[Data entries start]
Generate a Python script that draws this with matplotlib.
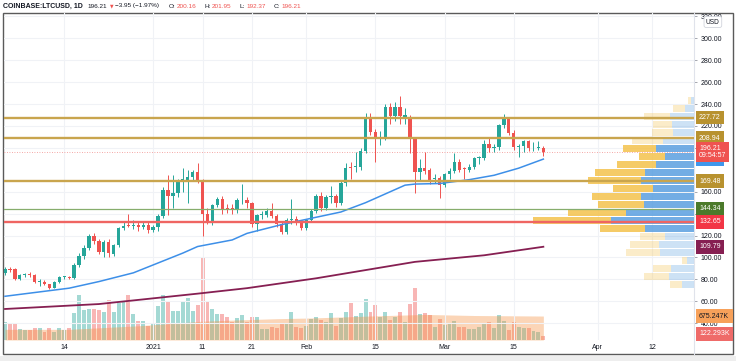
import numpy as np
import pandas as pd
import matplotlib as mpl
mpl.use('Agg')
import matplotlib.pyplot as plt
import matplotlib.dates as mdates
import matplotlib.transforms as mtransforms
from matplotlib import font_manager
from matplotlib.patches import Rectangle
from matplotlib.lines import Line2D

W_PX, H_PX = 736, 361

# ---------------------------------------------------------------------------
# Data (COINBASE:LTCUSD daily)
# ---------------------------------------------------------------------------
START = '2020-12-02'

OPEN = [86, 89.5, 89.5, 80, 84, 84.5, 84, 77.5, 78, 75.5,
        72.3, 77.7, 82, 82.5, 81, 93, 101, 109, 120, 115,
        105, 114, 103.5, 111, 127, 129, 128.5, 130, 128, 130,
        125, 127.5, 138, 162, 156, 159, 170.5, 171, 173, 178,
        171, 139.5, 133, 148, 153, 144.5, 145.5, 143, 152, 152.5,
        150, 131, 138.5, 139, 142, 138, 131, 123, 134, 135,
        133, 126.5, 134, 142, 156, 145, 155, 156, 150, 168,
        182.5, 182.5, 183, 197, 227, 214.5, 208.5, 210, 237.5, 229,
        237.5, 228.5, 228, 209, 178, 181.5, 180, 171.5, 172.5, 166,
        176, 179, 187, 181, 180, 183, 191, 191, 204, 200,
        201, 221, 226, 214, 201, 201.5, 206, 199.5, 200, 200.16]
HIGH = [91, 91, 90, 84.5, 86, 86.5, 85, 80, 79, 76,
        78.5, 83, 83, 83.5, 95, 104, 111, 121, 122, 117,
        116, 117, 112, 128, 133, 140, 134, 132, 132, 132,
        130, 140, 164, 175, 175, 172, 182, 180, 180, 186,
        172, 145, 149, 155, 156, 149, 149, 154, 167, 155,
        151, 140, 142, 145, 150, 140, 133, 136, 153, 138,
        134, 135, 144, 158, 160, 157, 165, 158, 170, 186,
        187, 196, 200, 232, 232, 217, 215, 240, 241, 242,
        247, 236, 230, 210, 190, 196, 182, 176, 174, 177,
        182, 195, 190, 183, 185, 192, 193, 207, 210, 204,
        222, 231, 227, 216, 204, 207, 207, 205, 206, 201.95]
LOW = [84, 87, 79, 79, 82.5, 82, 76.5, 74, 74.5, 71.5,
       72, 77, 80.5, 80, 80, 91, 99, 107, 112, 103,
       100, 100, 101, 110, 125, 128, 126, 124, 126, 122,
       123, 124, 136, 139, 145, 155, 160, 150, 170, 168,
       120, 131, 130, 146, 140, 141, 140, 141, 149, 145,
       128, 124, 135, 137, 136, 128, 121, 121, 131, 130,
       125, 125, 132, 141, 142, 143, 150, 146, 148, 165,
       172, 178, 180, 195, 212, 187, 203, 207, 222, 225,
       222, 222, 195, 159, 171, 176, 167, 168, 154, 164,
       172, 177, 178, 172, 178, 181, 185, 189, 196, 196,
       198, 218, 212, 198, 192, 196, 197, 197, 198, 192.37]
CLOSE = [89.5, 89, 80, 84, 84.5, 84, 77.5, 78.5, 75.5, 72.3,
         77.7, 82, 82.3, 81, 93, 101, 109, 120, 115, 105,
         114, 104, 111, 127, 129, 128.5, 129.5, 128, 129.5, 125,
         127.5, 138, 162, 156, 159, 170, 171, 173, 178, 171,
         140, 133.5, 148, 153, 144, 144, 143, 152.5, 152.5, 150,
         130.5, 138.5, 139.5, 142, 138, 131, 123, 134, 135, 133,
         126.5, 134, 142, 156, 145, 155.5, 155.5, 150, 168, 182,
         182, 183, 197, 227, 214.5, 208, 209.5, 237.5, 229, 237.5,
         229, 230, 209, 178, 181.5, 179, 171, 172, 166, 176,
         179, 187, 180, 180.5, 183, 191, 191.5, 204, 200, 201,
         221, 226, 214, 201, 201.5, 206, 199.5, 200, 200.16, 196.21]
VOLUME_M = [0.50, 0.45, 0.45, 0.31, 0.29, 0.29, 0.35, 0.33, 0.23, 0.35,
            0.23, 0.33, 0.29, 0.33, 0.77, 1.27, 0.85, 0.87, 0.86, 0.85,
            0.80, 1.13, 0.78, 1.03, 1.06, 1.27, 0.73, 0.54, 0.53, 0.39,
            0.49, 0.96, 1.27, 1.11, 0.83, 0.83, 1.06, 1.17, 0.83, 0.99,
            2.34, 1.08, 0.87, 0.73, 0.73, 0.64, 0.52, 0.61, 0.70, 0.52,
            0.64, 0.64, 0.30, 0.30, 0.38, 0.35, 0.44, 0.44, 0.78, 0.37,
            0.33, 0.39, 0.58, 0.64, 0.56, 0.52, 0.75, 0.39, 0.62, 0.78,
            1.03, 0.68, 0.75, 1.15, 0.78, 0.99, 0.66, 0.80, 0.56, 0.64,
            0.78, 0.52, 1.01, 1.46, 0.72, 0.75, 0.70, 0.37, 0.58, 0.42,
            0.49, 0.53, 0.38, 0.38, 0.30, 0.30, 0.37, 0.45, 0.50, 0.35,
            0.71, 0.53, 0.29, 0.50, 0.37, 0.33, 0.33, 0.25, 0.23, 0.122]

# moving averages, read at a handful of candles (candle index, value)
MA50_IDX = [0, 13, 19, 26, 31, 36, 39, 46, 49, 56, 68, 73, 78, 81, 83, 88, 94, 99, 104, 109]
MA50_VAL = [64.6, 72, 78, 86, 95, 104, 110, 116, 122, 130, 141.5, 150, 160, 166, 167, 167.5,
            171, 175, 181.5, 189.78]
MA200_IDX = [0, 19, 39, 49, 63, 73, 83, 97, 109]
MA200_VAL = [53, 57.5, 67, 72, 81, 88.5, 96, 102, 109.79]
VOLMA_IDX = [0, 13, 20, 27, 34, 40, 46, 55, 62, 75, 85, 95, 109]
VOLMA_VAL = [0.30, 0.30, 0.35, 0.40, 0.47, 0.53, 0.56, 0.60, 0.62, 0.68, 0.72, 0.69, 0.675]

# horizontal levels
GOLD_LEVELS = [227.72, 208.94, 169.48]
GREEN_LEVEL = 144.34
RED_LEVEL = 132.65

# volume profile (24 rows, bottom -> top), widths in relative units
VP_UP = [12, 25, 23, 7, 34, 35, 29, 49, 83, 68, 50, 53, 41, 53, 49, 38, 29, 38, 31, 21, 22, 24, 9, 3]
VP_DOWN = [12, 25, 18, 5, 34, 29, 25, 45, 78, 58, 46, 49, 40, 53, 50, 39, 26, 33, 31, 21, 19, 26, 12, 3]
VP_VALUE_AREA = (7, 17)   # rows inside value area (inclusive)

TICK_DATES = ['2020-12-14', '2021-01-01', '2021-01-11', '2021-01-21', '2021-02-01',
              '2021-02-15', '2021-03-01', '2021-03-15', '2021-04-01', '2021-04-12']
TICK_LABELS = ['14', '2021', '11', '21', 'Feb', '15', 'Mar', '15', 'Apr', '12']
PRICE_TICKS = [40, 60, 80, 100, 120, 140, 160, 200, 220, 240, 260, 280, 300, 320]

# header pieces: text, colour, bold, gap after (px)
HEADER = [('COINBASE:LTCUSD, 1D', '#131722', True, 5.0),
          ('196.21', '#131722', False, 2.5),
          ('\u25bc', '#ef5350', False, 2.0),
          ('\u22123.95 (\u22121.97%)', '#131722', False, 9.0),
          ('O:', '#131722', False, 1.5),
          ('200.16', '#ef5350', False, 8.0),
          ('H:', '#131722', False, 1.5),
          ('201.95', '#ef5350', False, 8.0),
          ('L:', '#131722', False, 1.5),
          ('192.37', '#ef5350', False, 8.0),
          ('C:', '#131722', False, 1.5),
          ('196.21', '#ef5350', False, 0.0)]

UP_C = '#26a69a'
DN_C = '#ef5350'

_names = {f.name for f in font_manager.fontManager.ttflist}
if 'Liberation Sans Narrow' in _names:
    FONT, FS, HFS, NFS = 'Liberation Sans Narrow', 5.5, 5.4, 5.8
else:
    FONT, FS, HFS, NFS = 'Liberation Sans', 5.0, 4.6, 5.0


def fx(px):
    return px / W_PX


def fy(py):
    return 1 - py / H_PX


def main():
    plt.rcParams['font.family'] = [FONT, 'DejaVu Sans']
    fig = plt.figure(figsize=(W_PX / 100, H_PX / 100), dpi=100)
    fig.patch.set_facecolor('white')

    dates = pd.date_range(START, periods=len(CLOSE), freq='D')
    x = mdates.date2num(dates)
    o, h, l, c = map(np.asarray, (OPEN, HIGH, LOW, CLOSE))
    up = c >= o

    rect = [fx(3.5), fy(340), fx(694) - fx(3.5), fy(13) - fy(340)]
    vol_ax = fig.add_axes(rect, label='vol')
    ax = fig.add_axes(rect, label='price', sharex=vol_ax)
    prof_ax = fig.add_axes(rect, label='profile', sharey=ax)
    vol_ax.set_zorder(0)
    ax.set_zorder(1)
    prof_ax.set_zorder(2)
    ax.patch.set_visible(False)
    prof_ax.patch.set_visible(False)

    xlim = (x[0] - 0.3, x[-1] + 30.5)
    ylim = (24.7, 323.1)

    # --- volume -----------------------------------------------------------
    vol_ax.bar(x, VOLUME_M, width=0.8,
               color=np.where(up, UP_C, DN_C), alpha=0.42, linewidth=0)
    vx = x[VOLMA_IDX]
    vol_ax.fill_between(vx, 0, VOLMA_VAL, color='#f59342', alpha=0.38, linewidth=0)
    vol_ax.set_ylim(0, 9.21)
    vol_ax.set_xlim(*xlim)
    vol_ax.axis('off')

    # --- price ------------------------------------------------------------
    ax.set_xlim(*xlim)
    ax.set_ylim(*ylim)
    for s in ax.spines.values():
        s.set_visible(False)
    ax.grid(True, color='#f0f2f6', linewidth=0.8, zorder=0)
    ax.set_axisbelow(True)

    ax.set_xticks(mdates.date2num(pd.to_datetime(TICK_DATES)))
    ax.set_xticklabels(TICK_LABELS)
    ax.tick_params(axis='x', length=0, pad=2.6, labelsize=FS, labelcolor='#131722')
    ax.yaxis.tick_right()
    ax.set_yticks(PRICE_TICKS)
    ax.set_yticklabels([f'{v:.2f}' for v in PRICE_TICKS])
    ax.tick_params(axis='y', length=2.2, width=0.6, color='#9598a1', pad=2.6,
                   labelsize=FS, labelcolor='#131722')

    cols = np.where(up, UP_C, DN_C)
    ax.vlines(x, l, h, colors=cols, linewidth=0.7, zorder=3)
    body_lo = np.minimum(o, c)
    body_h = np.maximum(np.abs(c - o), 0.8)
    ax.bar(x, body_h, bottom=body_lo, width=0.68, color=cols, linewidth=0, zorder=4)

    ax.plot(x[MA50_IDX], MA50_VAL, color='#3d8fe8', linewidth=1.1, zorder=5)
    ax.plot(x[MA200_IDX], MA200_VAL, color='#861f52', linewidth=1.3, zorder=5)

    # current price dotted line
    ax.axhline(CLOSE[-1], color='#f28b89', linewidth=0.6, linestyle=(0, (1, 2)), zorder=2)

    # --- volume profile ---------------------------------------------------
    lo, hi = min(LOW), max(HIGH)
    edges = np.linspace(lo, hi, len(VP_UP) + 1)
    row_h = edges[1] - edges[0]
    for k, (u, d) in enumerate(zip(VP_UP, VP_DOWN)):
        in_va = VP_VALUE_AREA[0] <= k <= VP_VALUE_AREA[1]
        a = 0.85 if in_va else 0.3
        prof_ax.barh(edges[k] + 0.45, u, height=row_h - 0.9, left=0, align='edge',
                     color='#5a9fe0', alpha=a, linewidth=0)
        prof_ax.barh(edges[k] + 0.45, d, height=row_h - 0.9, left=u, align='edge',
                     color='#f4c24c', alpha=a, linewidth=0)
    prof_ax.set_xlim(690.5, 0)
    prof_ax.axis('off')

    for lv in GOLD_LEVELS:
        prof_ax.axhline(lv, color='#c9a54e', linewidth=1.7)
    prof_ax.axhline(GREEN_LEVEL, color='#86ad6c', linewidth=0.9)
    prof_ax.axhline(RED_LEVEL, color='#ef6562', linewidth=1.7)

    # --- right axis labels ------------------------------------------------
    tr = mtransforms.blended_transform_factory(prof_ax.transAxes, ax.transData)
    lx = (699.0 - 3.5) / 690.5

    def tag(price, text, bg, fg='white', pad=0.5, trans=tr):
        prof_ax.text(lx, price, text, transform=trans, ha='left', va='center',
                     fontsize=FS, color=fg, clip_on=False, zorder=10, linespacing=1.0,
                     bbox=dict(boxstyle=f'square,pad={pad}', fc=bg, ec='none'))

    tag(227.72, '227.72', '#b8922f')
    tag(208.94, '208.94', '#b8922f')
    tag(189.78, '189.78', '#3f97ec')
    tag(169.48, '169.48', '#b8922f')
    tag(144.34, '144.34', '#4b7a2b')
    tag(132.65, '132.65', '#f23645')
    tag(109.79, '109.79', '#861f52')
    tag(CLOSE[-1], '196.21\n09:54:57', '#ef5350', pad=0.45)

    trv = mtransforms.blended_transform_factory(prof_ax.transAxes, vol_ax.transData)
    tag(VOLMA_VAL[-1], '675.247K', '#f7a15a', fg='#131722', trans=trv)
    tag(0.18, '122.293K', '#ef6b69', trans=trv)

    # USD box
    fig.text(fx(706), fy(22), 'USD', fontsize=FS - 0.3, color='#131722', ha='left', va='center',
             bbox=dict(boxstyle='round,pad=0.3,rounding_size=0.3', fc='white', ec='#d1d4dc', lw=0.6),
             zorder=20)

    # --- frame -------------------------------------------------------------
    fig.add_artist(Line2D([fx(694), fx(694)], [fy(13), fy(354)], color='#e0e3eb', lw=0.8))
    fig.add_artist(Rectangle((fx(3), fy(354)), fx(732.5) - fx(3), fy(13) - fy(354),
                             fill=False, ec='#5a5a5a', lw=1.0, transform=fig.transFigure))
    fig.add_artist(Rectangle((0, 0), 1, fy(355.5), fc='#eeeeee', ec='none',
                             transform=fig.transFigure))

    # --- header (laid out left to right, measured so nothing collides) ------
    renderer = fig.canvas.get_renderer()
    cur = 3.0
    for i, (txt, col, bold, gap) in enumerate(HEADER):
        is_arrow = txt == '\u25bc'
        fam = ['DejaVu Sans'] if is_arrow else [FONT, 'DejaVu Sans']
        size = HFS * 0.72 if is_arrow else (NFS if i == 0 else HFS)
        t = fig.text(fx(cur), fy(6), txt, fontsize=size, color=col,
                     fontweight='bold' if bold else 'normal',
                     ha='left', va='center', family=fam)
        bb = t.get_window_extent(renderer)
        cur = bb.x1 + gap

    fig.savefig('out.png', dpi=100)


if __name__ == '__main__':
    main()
[Data entries end]
[Data entries start]
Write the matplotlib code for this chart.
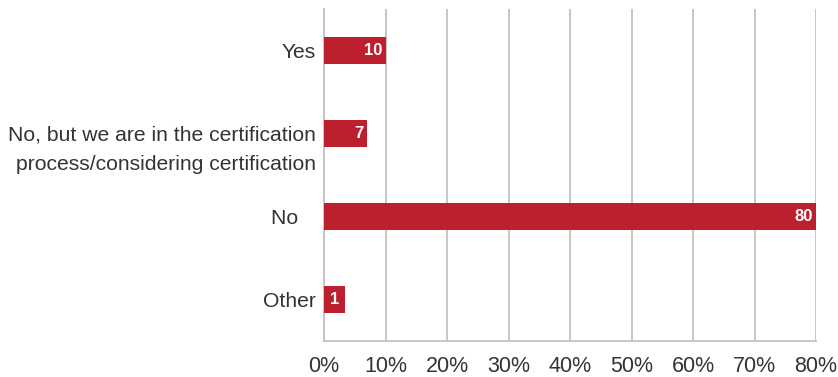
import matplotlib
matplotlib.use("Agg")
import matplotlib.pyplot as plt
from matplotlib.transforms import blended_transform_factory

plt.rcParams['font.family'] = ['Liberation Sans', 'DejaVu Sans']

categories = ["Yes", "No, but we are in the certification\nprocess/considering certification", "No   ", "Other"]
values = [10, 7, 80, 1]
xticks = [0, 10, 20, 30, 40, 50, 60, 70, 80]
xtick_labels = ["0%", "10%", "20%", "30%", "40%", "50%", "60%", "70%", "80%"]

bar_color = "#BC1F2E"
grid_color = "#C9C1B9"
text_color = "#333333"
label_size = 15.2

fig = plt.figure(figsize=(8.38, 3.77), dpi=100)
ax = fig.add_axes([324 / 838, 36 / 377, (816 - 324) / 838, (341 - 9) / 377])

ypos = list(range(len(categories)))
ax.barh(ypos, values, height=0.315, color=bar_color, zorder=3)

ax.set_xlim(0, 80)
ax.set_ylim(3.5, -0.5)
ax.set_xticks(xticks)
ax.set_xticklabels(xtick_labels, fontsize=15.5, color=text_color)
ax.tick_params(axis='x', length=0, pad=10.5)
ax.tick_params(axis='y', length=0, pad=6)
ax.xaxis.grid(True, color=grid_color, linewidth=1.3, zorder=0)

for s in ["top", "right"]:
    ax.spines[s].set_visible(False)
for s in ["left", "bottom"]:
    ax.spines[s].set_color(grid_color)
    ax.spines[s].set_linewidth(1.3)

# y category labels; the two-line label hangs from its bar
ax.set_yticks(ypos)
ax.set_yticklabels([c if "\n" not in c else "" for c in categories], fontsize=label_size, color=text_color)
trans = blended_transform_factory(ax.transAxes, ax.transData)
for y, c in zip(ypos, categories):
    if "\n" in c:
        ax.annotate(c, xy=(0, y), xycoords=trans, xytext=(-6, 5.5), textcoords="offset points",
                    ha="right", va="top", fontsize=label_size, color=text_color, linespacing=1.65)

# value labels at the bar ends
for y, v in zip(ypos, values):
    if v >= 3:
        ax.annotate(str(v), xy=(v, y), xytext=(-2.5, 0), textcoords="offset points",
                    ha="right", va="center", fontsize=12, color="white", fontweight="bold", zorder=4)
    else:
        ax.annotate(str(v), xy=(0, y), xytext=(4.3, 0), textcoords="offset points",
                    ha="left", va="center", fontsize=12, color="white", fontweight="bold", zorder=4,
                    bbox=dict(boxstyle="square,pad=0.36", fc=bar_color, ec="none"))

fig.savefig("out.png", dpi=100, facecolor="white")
[Data entries end]
[Data entries start]
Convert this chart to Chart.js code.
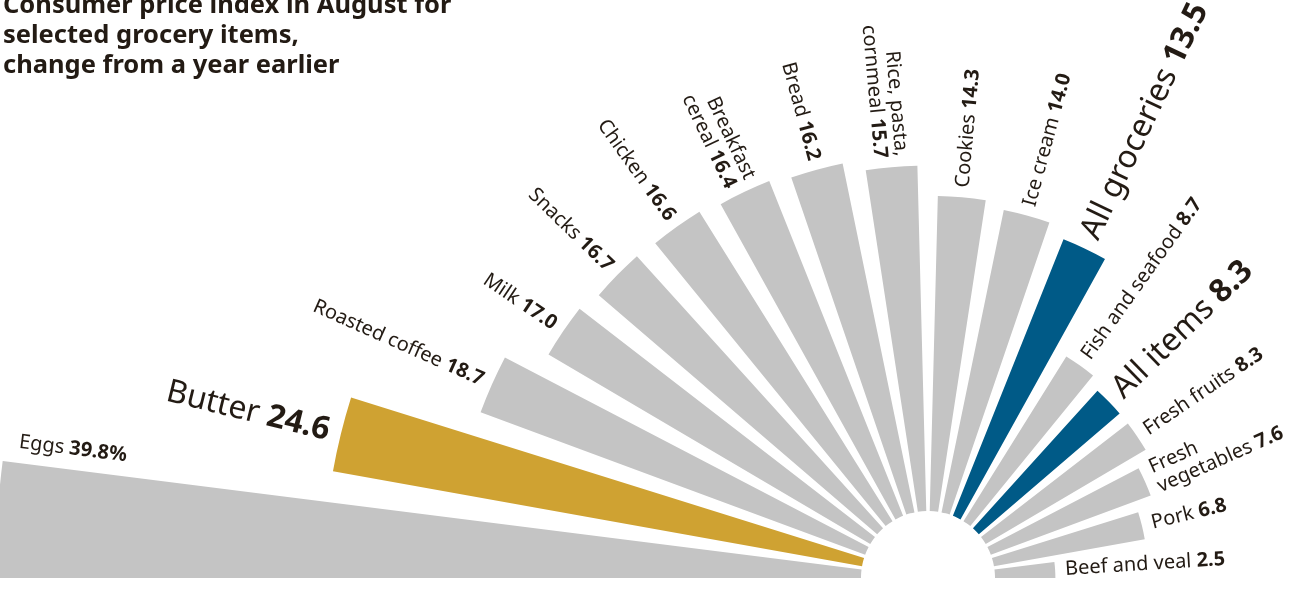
[Data entries end]
* **What you are asked to do**
Going back to the data above, write out everything from the line with "Generate a Python" down to the line with "W_PX, H_PX = 736, 361", both included, leaving every picture out.

* **Answer to the task**
Generate a Python script that draws this with matplotlib.
import numpy as np
import pandas as pd
import matplotlib as mpl
mpl.use('Agg')
import matplotlib.pyplot as plt
import matplotlib.dates as mdates
import matplotlib.transforms as mtransforms
from matplotlib import font_manager
from matplotlib.patches import Rectangle
from matplotlib.lines import Line2D

W_PX, H_PX = 736, 361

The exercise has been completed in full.